As it turned out the eye drops caused her few if any problems at all. Her difficulty was in finding the eye pavilion, which she’d never been to before, and then finding her way to her appointment once inside it. I was happy to help with that; she is beginning, now, to find new information quite hard to process and it often leaves her afraid and bewildered.

I’d happened to glance at some poems I’d agreed to translate for a friend; and I could work on these in my head while we were waiting. And this familiar task saved me from my bewilderment.

Which returned when I finally got home about lunchtime. I kept putting off work. And when I did, I got nowhere.
I typed up the translations to reassure myself I had not altogether lost my feel for words; and when I still got nowhere I went back to the poems I am writing for the “Hidden City”.

Like the play, they seemed empty, embarrassing, absurd.
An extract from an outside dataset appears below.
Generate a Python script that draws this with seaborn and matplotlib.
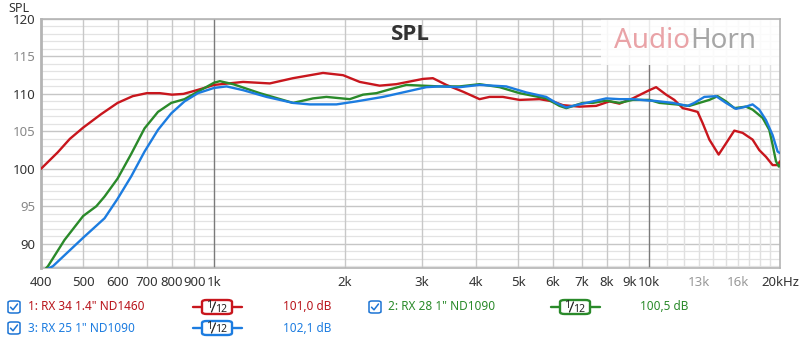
import matplotlib
matplotlib.use("Agg")
import matplotlib.pyplot as plt
import seaborn as sns
import pandas as pd
from matplotlib.patches import FancyBboxPatch, Rectangle
from matplotlib.lines import Line2D

# ---------------- data ----------------
freq_red = [400, 437, 466, 500, 550, 600, 650, 700, 750, 800, 850, 900, 950, 1000,
            1166, 1343, 1519, 1780, 1979, 2162, 2402, 2624, 3020, 3184, 3420, 3733,
            4077, 4298, 4612, 5037, 5598, 6008, 6336, 6918, 7556, 8108, 8549, 9171,
            10016, 10380, 10945, 11433, 11948, 12376, 12932, 13280, 13760, 14454,
            15029, 15703, 16408, 17298, 17920, 18570, 19233, 19749, 20000]
spl_red = [100.0, 102.2, 104.0, 105.5, 107.3, 108.8, 109.7, 110.1, 110.1, 109.9, 110.0,
           110.4, 110.8, 111.2, 111.6, 111.4, 112.1, 112.8, 112.5, 111.6, 111.1, 111.3,
           112.0, 112.1, 111.2, 110.3, 109.3, 109.6, 109.6, 109.2, 109.3, 109.0, 108.5,
           108.3, 108.4, 109.0, 108.7, 109.4, 110.5, 110.9, 109.9, 109.2, 108.1, 107.9,
           107.6, 106.1, 103.9, 101.9, 103.4, 105.1, 104.8, 103.9, 102.5, 101.6, 100.5,
           100.5, 101.0]

freq_green = [400, 415, 453, 500, 536, 560, 600, 645, 692, 743, 797, 855, 918, 1000,
              1031, 1106, 1274, 1519, 1688, 1812, 2050, 2200, 2361, 2533, 2767, 3020,
              3300, 3668, 4077, 4533, 5037, 5800, 6224, 6451, 7041, 7424, 7969, 8549,
              9171, 10016, 10565, 11535, 12376, 13052, 13760, 14375, 15029, 15703,
              16703, 17298, 18240, 18897, 19233, 19580, 19880, 20000]
spl_green = [86.0, 87.0, 90.5, 93.7, 95.0, 96.3, 98.7, 102.0, 105.4, 107.6, 108.8,
             109.3, 110.3, 111.5, 111.7, 111.3, 110.1, 108.8, 109.4, 109.6, 109.3,
             109.9, 110.1, 110.6, 111.2, 111.1, 111.0, 111.0, 111.3, 110.9, 110.1,
             109.4, 108.4, 108.1, 108.8, 108.8, 109.1, 108.8, 109.2, 109.2, 108.8,
             108.6, 108.4, 108.8, 109.2, 109.7, 109.0, 108.1, 108.3, 107.9, 106.8,
             105.2, 103.2, 101.0, 100.3, 100.5]

freq_blue = [400, 426, 500, 560, 600, 645, 692, 743, 797, 855, 918, 1000, 1068, 1166,
             1320, 1519, 1659, 1911, 2124, 2445, 2767, 3076, 3300, 3668, 4077, 4695,
             5219, 5800, 6117, 6451, 7169, 7969, 8549, 9171, 10016, 10192, 11333,
             12264, 12708, 13399, 14254, 15029, 15842, 16703, 17298, 17920, 18570,
             19233, 19749, 20000]
spl_blue = [86.2, 87.0, 90.8, 93.4, 96.0, 99.0, 102.3, 105.2, 107.4, 109.0, 110.1,
            110.8, 111.0, 110.5, 109.6, 108.8, 108.6, 108.6, 109.0, 109.6, 110.3,
            110.9, 111.0, 110.9, 111.2, 111.0, 110.2, 109.6, 108.8, 108.2, 108.8,
            109.4, 109.3, 109.3, 109.1, 109.1, 108.8, 108.4, 108.8, 109.6, 109.7,
            108.8, 108.0, 108.3, 108.6, 107.9, 106.5, 104.5, 102.3, 102.1]

series_names = ['1: RX 34 1.4" ND1460', '2: RX 28 1" ND1090', '3: RX 25 1" ND1090']
series_values = ['101,0 dB', '100,5 dB', '102,1 dB']
series_colors = ['#c8161d', '#2a8a2a', '#1c7ce0']
text_colors = ['#b8141b', '#2a8a2a', '#1c7ce0']

xtick_vals = [400, 500, 600, 700, 800, 900, 1000, 2000, 3000, 4000, 5000, 6000,
              7000, 8000, 9000, 10000, 13000, 16000, 20000]
xtick_labels = ['400', '500', '600', '700', '800', '900', '1k', '2k', '3k', '4k',
                '5k', '6k', '7k', '8k', '9k', '10k', '13k', '16k', '20kHz']
ytick_vals = [90, 95, 100, 105, 110, 115, 120]

# ---------------- figure ----------------
sns.set_theme(style="white")
plt.rcParams['font.family'] = ['Noto Sans', 'DejaVu Sans']

fig = plt.figure(figsize=(8, 3.4), dpi=100)
ax = fig.add_axes([41 / 800, 1 - 267.7 / 340, (780 - 41) / 800, (267.7 - 19) / 340])

ax.set_xscale('log')
ax.set_xlim(400, 20000)
ax.set_ylim(86.8, 120)

# grid lines
for db in range(87, 121):
    if db % 5 == 0:
        ax.axhline(db, color='#c6c6c6', lw=1.0, zorder=0)
    else:
        ax.axhline(db, color='#e3e3e3', lw=0.9, zorder=0)
for f in [500, 600, 700, 800, 900, 2000, 3000, 4000, 5000, 6000, 7000, 8000, 9000]:
    ax.axvline(f, color='#c8c8c8', lw=1.0, zorder=0)
for f in range(11000, 20000, 1000):
    ax.axvline(f, color='#e0e0e0', lw=1.0, zorder=0)
for f in [1000, 10000]:
    ax.axvline(f, color='#7a7a7a', lw=1.0, zorder=0.5)

# watermark box
ax.add_patch(Rectangle((0.758, 0.815), 0.245, 0.19, transform=ax.transAxes,
                       facecolor='white', alpha=0.85, edgecolor='none', zorder=1))

frames = []
for name, fr, sp in zip(series_names, [freq_red, freq_green, freq_blue],
                        [spl_red, spl_green, spl_blue]):
    frames.append(pd.DataFrame({'freq': fr, 'spl': sp, 'series': name}))
df = pd.concat(frames, ignore_index=True)
for name, col in zip(series_names, series_colors):
    sns.lineplot(data=df[df['series'] == name], x='freq', y='spl', color=col,
                 lw=1.7, ax=ax, sort=False, zorder=3, legend=False)

ax.set_xlabel('')
ax.set_ylabel('')

ax.set_xticks(xtick_vals)
ax.set_xticklabels(xtick_labels)
ax.xaxis.set_minor_locator(matplotlib.ticker.NullLocator())
ax.set_yticks(ytick_vals)
ax.set_yticklabels([str(v) for v in ytick_vals])
ax.tick_params(axis='both', length=0, labelsize=9.5, colors='#333333')
ax.tick_params(axis='x', pad=6)
ax.tick_params(axis='y', pad=4)
for lbl, v in zip(ax.get_xticklabels(), xtick_vals):
    lbl.set_color('#999999' if v in (13000, 16000) else '#333333')
for lbl, v in zip(ax.get_yticklabels(), ytick_vals):
    lbl.set_color('#888888' if v % 10 == 5 else '#333333')

for s in ax.spines.values():
    s.set_color('#b4b4b4')
    s.set_linewidth(1.2)
ax.spines['left'].set_linewidth(2)

# titles
fig.text(410 / 800, 1 - 35 / 340, 'SPL', ha='center', va='center', fontsize=16,
         fontweight='bold', color='#333333', family=['Open Sans', 'DejaVu Sans'])
fig.text(19 / 800, 1 - 9 / 340, 'SPL', ha='center', va='center', fontsize=9,
         color='#333333')
t1 = fig.text(614 / 800, 1 - 41 / 340, 'Audio', ha='left', va='center', fontsize=20,
              color='#e9a3a7')
fig.canvas.draw()
bb = t1.get_window_extent()
fig.text(bb.x1 / 800, 1 - 41 / 340, 'Horn', ha='left', va='center', fontsize=20,
         color='#a6a6a6')


# ---------------- legend area ----------------
def checkbox(xc, yc):
    w, h = 12, 12
    fig.patches.append(FancyBboxPatch(((xc - w / 2) / 800, 1 - (yc + h / 2) / 340),
                                      w / 800, h / 340,
                                      boxstyle='round,pad=0,rounding_size=0.004',
                                      transform=fig.transFigure, facecolor='white',
                                      edgecolor='#1c74d4', lw=1.1))
    xs = [xc - 3.5, xc - 1, xc + 3.5]
    ys = [yc + 0.2, yc + 2.8, yc - 3]
    fig.lines.append(Line2D([x / 800 for x in xs], [1 - y / 340 for y in ys],
                            transform=fig.transFigure, color='#1c74d4', lw=1.1))


def filt(xc, yc, col):
    fig.lines.append(Line2D([(xc - 24) / 800, (xc + 25) / 800], [1 - yc / 340] * 2,
                            transform=fig.transFigure, color=col, lw=1.7))
    w, h = 30, 14
    fig.patches.append(FancyBboxPatch(((xc - w / 2) / 800, 1 - (yc + h / 2) / 340),
                                      w / 800, h / 340,
                                      boxstyle='round,pad=0,rounding_size=0.006',
                                      transform=fig.transFigure, facecolor='white',
                                      edgecolor=col, lw=1.7, zorder=5))
    fig.text((xc - 7.5) / 800, 1 - (yc - 1.5) / 340, '1', ha='center', va='center',
             fontsize=8, color='#222222', zorder=6)
    fig.lines.append(Line2D([(xc - 5.5) / 800, (xc - 1.5) / 800],
                            [1 - (yc + 5) / 340, 1 - (yc - 5) / 340],
                            transform=fig.transFigure, color='#222222', lw=0.9,
                            zorder=6))
    fig.text((xc + 4.5) / 800, 1 - (yc + 2.0) / 340, '12', ha='center', va='center',
             fontsize=7.5, color='#222222', zorder=6)


rows = [(14, 307, 28, 217, 283), (375, 307, 388, 575, 640), (14, 328, 28, 217, 283)]
for (cbx, ry, tx, fx, vx), name, val, col, tcol in zip(rows, series_names, series_values,
                                                         series_colors, text_colors):
    checkbox(cbx, ry)
    fig.text(tx / 800, 1 - ry / 340, name, ha='left', va='center', fontsize=8.5,
             color=tcol)
    filt(fx, ry, col)
    fig.text(vx / 800, 1 - ry / 340, val, ha='left', va='center', fontsize=8.5,
             color=tcol)

fig.savefig('out.png', dpi=100, facecolor='white')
I sat at my mum’s desk and thought: this is the end. I simply can’t write any more. That’s what it felt like, not as melodramatic as it sounds, just a quiet certainty.

And this is death.
This is what it feels like: this grey blankness.
I said: it has to come some day.
And I began to cook supper. And eat, in a mechanical kind of way, a supper that really was not good at all.
And then change, and put on my make-up ready for the dance class.
It all felt a bit like a wake: and afterwards I felt so tired.

I was ten minutes into the class when I realised I’d put my dress on inside out.
On the way to the loo to change it, I suddenly realised what I needed to do: to the play, and to the poem, to make them work again.

And I don’t think I will forget.
But that’s how it is, constantly: insight squeezing out through a tiny side door when my conscious mind has stopped looking.